Bobby Fischer’s attainment of his lifelong desire – to be recognized as the best chess player in the world – left him adrift. Despite his genius-level intellect, he failed to grasp what his achievement had done to him. It left him empty, so completely so that he never again played competitive chess. The high point of the four decades after his triumph came twenty years later: a 1992 rematch against Boris Spassky, whom he’d defeated for the championship.
Had Fischer painted his own portrait, it would have been monochrome: supremacy at chess and nothing else. Brady’s biography makes it plain. It’s the ultimate real-life tale of obsession and its consequences.

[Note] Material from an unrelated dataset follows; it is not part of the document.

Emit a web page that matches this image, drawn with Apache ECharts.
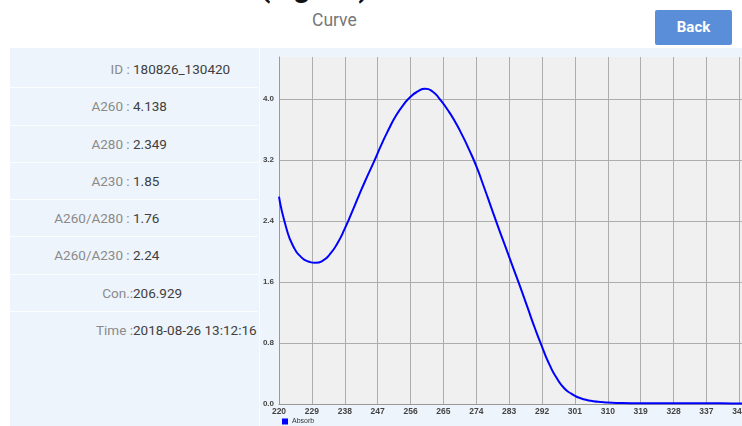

Concentration is critical to attaining a goal. One must focus one’s attention and energies. Yet as with many other practices deemed beneficial within its context, it can be overdone, transformed into an obsession that makes one’s life essentially empty even before the attainment of the goal. In this I speak from experience, though I must withhold the details.
Goals are important. I can’t imagine how anyone could live a satisfying life without one or more goals to pursue. But no goal, however ardently desired and pursued, should be allowed to displace all other considerations from one’s life. Suppose you get there. What then?
Quite a lot of unhappy rich and / or famous people could tell you: It’s not easy to find a satisfactory new reason to live once your lifelong obsession has been fulfilled. Far better to have at least a few “goals” to pursue that cannot, because of their very nature, be conclusively “fulfilled.”
How many colors will it take to paint your portrait?
“It is good to have an end to journey towards; but it is the journey that matters, in the end.” – Ursula K. LeGuin, The Left Hand of Darkness
Be well and happy.
1 comment:
Glad I'm not a monomanic genius. Just a regular person, happy as a clam most days, just to wake up in a warm comfortable bed, and know that there is food available.
I'm so easily satisfied, it's scary.